[Extensions of Remarks]
[Pages E916-E917]
From the Congressional Record Online through the Government Publishing Office [www.gpo.gov]



                       HON. JANICE D. SCHAKOWSKY

                              of illinois

                    in the house of representatives

                         Tuesday, June 26, 2018

  Ms. SCHAKOWSKY. Mr. Speaker, I would like to draw my colleagues' 
attention to the Out of Reach 2018 study recently issued by the 
National Low-Income Housing Coalition (NLIHC). The findings of this 
report are sobering, although perhaps not shocking: in no state, 
county, or metropolitan area in the United States can a full-time 
minimum wage worker afford a modest two-bedroom rental home, without 
spending more than 30 percent of their income on rent alone. 
Furthermore, there are only 22 counties nationwide where a full-time 
minimum wage worker can afford a one-bedroom rental home.
  According to the study in the Chicago area I represent, an employee, 
working 40 hours per week, would need to earn at least $22.69 per hour 
to afford a simple two-bedroom rental home.

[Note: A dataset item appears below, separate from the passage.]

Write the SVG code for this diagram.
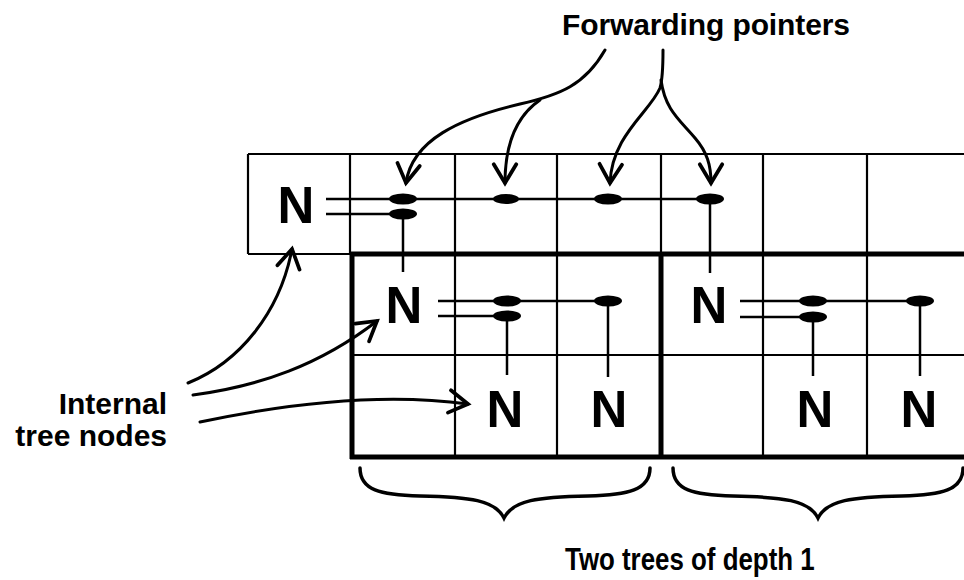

Today, a worker earning 
Illinois' minimum wage of $8.25 must put in 99 hours of work per week 
to afford rent and have enough left over for other necessities. At the 
current federal minimum wage of $7.25 an hour, a worker would have to 
put in, at least 122 hours per week--the equivalent of three full-time 
jobs--to reasonably afford rent at the fair market price.
  Think about the impact on individuals and families. The NLIHC reports 
that many low-income renters are forced to settle for substandard 
rental housing options, where property maintenance is not a priority of 
property owners. Even still, many Americans are forced to spend more 
than half of their limited incomes exclusively on rent, leaving them 
without enough resources to pay for essentials such as child care, 
health care, or transportation. Family life takes a hit when mothers 
and fathers must work so many hours away from their homes, often 
leaving their children alone. What purpose does it serve to create more 
and more minimum-wage jobs, if Americans must to work two or three of 
them just to be able to afford a place to sleep?
  According to this study, not only do minimum-wage working Americans 
feel the burden of the high housing cost, so too do senior citizens and 
those with disabilities living within our communities. The NLIHC study 
found that 71 percent of extremely low-income households spend more 
than half of their incomes on housing alone. Persistent underfunding 
has resulted in 3 out 4 low-income households, eligible to receive 
federal aid, to be left unassisted.
  Now, as the FY2019 appropriations process moves forward, think about 
what we can do to

[[Page E917]]

help address this crisis. Not only do we need to reject the Trump 
Administration's budget cuts which, according to the report, ``would, 
if enacted, lead to the largest reduction in affordable housing and 
community development investments in decades'' and result in the loss 
of rental assistance for 200,000 families. Instead, we should increase 
funding for Housing Choice Vouchers, the national Housing Trust Fund, 
public housing and project-based rental assistance.
  And, of course, we need to replace the $7.25 federal minimum wage 
with a living wage by passing H.R. 15, the Raise the Wage Act.
  I want to congratulate the National Low-Income Housing Coalition for 
giving us such critical information about how the inadequacy of the 
federal minimum wage, coupled with the unaffordability of housing, is 
creating day-to-day crises for millions of Americans. We can solve 
those crises by investing in housing and providing workers with a 
better deal and better wages.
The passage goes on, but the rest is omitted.